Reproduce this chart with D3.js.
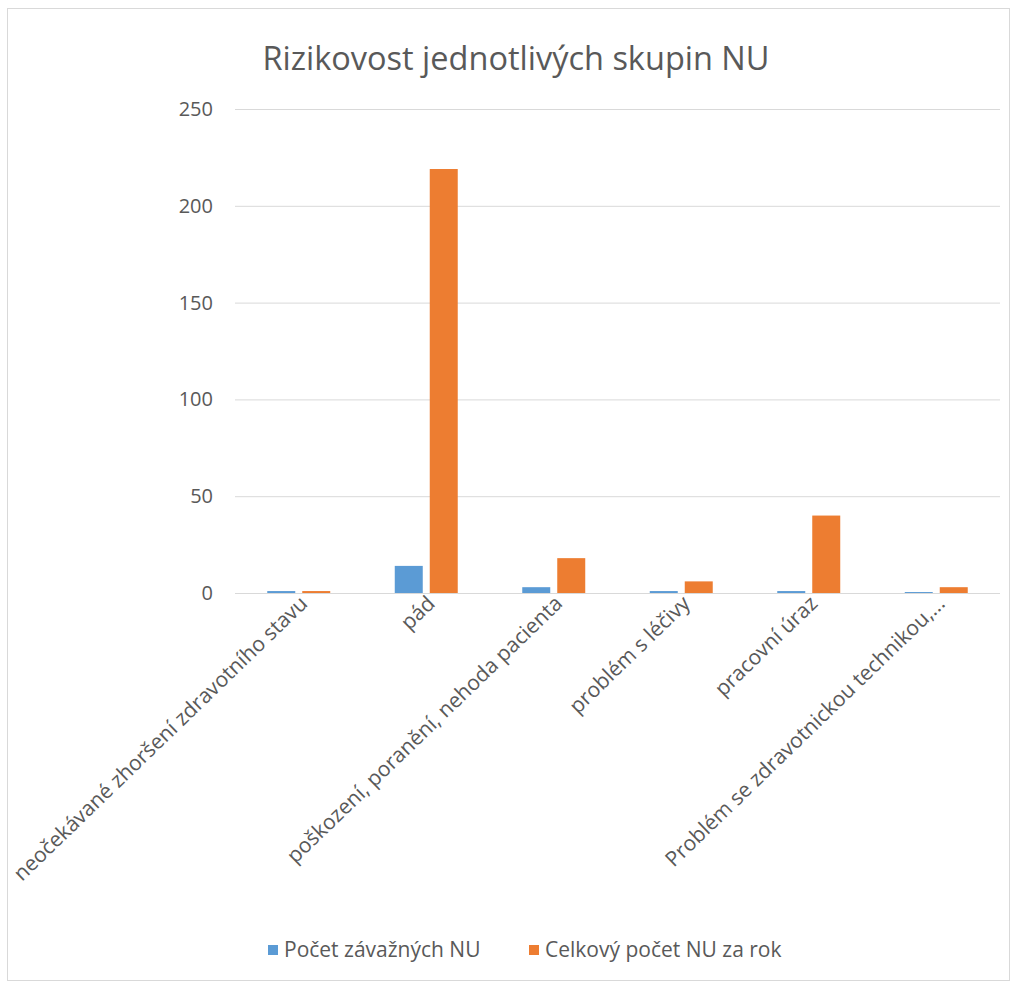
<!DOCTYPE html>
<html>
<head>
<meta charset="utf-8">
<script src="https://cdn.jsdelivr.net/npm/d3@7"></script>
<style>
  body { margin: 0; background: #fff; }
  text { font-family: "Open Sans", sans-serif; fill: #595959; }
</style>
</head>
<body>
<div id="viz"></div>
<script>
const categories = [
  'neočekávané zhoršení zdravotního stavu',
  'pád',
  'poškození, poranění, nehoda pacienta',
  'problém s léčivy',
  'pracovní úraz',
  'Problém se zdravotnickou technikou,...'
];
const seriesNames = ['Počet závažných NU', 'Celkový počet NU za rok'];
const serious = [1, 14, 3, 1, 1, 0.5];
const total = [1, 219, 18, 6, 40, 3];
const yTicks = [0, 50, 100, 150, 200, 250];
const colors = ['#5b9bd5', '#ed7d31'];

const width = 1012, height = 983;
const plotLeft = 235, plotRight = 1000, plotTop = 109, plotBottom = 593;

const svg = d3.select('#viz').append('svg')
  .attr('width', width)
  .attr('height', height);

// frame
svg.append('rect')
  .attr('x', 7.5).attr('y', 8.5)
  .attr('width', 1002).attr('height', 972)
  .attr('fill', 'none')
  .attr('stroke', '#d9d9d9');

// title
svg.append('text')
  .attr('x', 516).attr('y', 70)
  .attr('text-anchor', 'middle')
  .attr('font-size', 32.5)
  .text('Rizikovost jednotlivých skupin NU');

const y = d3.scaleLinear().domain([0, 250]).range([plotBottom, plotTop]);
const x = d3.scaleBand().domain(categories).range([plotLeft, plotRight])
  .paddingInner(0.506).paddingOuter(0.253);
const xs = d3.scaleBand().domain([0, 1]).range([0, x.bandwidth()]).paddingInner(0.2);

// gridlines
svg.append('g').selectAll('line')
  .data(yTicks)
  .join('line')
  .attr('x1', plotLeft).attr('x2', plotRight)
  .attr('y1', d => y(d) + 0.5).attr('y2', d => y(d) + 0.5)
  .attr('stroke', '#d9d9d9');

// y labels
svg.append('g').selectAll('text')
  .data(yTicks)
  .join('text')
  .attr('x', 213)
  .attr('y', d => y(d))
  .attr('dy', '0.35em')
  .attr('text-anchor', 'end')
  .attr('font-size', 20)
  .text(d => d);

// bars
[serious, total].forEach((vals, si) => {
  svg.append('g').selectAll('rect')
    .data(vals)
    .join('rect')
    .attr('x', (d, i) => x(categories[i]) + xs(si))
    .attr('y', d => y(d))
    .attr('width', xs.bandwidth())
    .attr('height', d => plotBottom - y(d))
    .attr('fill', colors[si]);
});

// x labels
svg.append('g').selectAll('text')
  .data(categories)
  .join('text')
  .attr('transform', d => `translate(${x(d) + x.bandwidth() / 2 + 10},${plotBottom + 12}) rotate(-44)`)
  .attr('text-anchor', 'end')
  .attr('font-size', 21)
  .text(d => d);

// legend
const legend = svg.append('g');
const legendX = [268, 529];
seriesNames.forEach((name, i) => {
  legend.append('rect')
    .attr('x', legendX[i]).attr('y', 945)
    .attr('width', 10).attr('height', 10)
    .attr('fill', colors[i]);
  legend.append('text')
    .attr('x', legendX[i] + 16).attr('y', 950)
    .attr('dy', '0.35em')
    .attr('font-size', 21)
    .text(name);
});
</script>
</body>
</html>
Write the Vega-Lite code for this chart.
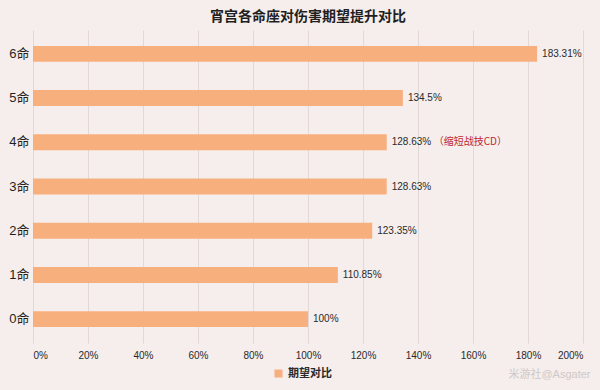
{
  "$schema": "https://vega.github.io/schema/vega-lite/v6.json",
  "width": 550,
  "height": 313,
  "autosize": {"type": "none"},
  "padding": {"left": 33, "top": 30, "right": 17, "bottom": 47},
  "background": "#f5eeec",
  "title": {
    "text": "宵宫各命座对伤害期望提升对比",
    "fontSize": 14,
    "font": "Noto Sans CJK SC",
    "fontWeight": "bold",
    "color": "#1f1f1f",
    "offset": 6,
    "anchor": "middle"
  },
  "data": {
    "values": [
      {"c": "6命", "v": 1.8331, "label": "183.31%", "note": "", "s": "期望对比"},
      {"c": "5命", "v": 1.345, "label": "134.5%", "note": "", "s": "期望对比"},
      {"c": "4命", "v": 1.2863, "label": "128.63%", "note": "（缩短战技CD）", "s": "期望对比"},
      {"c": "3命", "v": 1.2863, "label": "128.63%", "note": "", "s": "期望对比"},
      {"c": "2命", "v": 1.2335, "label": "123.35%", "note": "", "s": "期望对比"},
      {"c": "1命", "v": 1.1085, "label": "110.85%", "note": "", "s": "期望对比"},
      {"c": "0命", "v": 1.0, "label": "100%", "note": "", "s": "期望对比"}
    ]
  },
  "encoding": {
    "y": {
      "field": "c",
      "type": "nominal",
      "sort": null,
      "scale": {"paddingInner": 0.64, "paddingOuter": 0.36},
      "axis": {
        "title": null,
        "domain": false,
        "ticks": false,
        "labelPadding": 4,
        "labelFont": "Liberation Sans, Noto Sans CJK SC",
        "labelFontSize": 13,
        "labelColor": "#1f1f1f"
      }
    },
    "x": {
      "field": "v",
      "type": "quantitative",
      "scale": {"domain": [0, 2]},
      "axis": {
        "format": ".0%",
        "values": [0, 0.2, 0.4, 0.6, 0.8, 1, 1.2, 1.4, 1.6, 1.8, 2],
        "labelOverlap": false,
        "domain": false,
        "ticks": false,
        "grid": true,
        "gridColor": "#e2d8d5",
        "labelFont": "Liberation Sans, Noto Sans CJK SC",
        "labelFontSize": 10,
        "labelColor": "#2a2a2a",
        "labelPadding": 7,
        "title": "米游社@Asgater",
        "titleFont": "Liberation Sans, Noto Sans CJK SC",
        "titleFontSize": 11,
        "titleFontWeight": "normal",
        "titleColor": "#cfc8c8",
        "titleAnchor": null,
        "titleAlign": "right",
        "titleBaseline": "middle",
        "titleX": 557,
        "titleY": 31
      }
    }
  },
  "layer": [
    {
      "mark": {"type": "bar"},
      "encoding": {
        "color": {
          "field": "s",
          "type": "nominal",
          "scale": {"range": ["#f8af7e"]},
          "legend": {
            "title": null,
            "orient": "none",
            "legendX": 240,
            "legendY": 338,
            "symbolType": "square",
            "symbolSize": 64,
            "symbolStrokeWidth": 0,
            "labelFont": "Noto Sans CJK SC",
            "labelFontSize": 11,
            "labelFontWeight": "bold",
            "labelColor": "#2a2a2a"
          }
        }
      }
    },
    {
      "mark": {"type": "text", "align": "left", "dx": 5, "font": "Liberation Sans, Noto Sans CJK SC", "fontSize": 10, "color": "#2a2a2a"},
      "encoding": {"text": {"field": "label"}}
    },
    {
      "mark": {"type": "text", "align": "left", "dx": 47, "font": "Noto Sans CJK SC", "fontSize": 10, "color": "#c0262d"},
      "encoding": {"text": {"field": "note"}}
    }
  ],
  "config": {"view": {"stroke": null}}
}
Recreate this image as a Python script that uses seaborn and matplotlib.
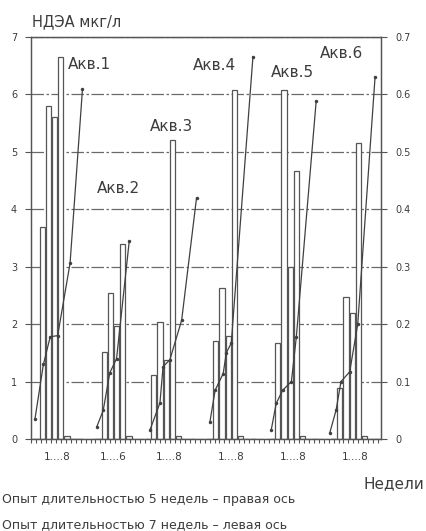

• What the exercise asks:
Copy all of the entries verbatim, leaving out any pictures they contain.

• Exercise output:
Reproduce this chart with D3.js.
<!DOCTYPE html>
<html>
<head>
<meta charset="utf-8">
<script src="https://cdn.jsdelivr.net/npm/d3@7"></script>
<style>
  body { margin: 0; background: #fff; }
  text { font-family: "Open Sans", sans-serif; fill: #595959; }
</style>
</head>
<body>
<div id="viz"></div>
<script>
const categories = [
  'neočekávané zhoršení zdravotního stavu',
  'pád',
  'poškození, poranění, nehoda pacienta',
  'problém s léčivy',
  'pracovní úraz',
  'Problém se zdravotnickou technikou,...'
];
const seriesNames = ['Počet závažných NU', 'Celkový počet NU za rok'];
const serious = [1, 14, 3, 1, 1, 0.5];
const total = [1, 219, 18, 6, 40, 3];
const yTicks = [0, 50, 100, 150, 200, 250];
const colors = ['#5b9bd5', '#ed7d31'];

const width = 1012, height = 983;
const plotLeft = 235, plotRight = 1000, plotTop = 109, plotBottom = 593;

const svg = d3.select('#viz').append('svg')
  .attr('width', width)
  .attr('height', height);

// frame
svg.append('rect')
  .attr('x', 7.5).attr('y', 8.5)
  .attr('width', 1002).attr('height', 972)
  .attr('fill', 'none')
  .attr('stroke', '#d9d9d9');

// title
svg.append('text')
  .attr('x', 516).attr('y', 70)
  .attr('text-anchor', 'middle')
  .attr('font-size', 32.5)
  .text('Rizikovost jednotlivých skupin NU');

const y = d3.scaleLinear().domain([0, 250]).range([plotBottom, plotTop]);
const x = d3.scaleBand().domain(categories).range([plotLeft, plotRight])
  .paddingInner(0.506).paddingOuter(0.253);
const xs = d3.scaleBand().domain([0, 1]).range([0, x.bandwidth()]).paddingInner(0.2);

// gridlines
svg.append('g').selectAll('line')
  .data(yTicks)
  .join('line')
  .attr('x1', plotLeft).attr('x2', plotRight)
  .attr('y1', d => y(d) + 0.5).attr('y2', d => y(d) + 0.5)
  .attr('stroke', '#d9d9d9');

// y labels
svg.append('g').selectAll('text')
  .data(yTicks)
  .join('text')
  .attr('x', 213)
  .attr('y', d => y(d))
  .attr('dy', '0.35em')
  .attr('text-anchor', 'end')
  .attr('font-size', 20)
  .text(d => d);

// bars
[serious, total].forEach((vals, si) => {
  svg.append('g').selectAll('rect')
    .data(vals)
    .join('rect')
    .attr('x', (d, i) => x(categories[i]) + xs(si))
    .attr('y', d => y(d))
    .attr('width', xs.bandwidth())
    .attr('height', d => plotBottom - y(d))
    .attr('fill', colors[si]);
});

// x labels
svg.append('g').selectAll('text')
  .data(categories)
  .join('text')
  .attr('transform', d => `translate(${x(d) + x.bandwidth() / 2 + 10},${plotBottom + 12}) rotate(-44)`)
  .attr('text-anchor', 'end')
  .attr('font-size', 21)
  .text(d => d);

// legend
const legend = svg.append('g');
const legendX = [268, 529];
seriesNames.forEach((name, i) => {
  legend.append('rect')
    .attr('x', legendX[i]).attr('y', 945)
    .attr('width', 10).attr('height', 10)
    .attr('fill', colors[i]);
  legend.append('text')
    .attr('x', legendX[i] + 16).attr('y', 950)
    .attr('dy', '0.35em')
    .attr('font-size', 21)
    .text(name);
});
</script>
</body>
</html>
Write the Vega-Lite code for this chart.
{
  "$schema": "https://vega.github.io/schema/vega-lite/v6.json",
  "width": 550,
  "height": 313,
  "autosize": {"type": "none"},
  "padding": {"left": 33, "top": 30, "right": 17, "bottom": 47},
  "background": "#f5eeec",
  "title": {
    "text": "宵宫各命座对伤害期望提升对比",
    "fontSize": 14,
    "font": "Noto Sans CJK SC",
    "fontWeight": "bold",
    "color": "#1f1f1f",
    "offset": 6,
    "anchor": "middle"
  },
  "data": {
    "values": [
      {"c": "6命", "v": 1.8331, "label": "183.31%", "note": "", "s": "期望对比"},
      {"c": "5命", "v": 1.345, "label": "134.5%", "note": "", "s": "期望对比"},
      {"c": "4命", "v": 1.2863, "label": "128.63%", "note": "（缩短战技CD）", "s": "期望对比"},
      {"c": "3命", "v": 1.2863, "label": "128.63%", "note": "", "s": "期望对比"},
      {"c": "2命", "v": 1.2335, "label": "123.35%", "note": "", "s": "期望对比"},
      {"c": "1命", "v": 1.1085, "label": "110.85%", "note": "", "s": "期望对比"},
      {"c": "0命", "v": 1.0, "label": "100%", "note": "", "s": "期望对比"}
    ]
  },
  "encoding": {
    "y": {
      "field": "c",
      "type": "nominal",
      "sort": null,
      "scale": {"paddingInner": 0.64, "paddingOuter": 0.36},
      "axis": {
        "title": null,
        "domain": false,
        "ticks": false,
        "labelPadding": 4,
        "labelFont": "Liberation Sans, Noto Sans CJK SC",
        "labelFontSize": 13,
        "labelColor": "#1f1f1f"
      }
    },
    "x": {
      "field": "v",
      "type": "quantitative",
      "scale": {"domain": [0, 2]},
      "axis": {
        "format": ".0%",
        "values": [0, 0.2, 0.4, 0.6, 0.8, 1, 1.2, 1.4, 1.6, 1.8, 2],
        "labelOverlap": false,
        "domain": false,
        "ticks": false,
        "grid": true,
        "gridColor": "#e2d8d5",
        "labelFont": "Liberation Sans, Noto Sans CJK SC",
        "labelFontSize": 10,
        "labelColor": "#2a2a2a",
        "labelPadding": 7,
        "title": "米游社@Asgater",
        "titleFont": "Liberation Sans, Noto Sans CJK SC",
        "titleFontSize": 11,
        "titleFontWeight": "normal",
        "titleColor": "#cfc8c8",
        "titleAnchor": null,
        "titleAlign": "right",
        "titleBaseline": "middle",
        "titleX": 557,
        "titleY": 31
      }
    }
  },
  "layer": [
    {
      "mark": {"type": "bar"},
      "encoding": {
        "color": {
          "field": "s",
          "type": "nominal",
          "scale": {"range": ["#f8af7e"]},
          "legend": {
            "title": null,
            "orient": "none",
            "legendX": 240,
            "legendY": 338,
            "symbolType": "square",
            "symbolSize": 64,
            "symbolStrokeWidth": 0,
            "labelFont": "Noto Sans CJK SC",
            "labelFontSize": 11,
            "labelFontWeight": "bold",
            "labelColor": "#2a2a2a"
          }
        }
      }
    },
    {
      "mark": {"type": "text", "align": "left", "dx": 5, "font": "Liberation Sans, Noto Sans CJK SC", "fontSize": 10, "color": "#2a2a2a"},
      "encoding": {"text": {"field": "label"}}
    },
    {
      "mark": {"type": "text", "align": "left", "dx": 47, "font": "Noto Sans CJK SC", "fontSize": 10, "color": "#c0262d"},
      "encoding": {"text": {"field": "note"}}
    }
  ],
  "config": {"view": {"stroke": null}}
}
Recreate this image as a Python script that uses seaborn and matplotlib.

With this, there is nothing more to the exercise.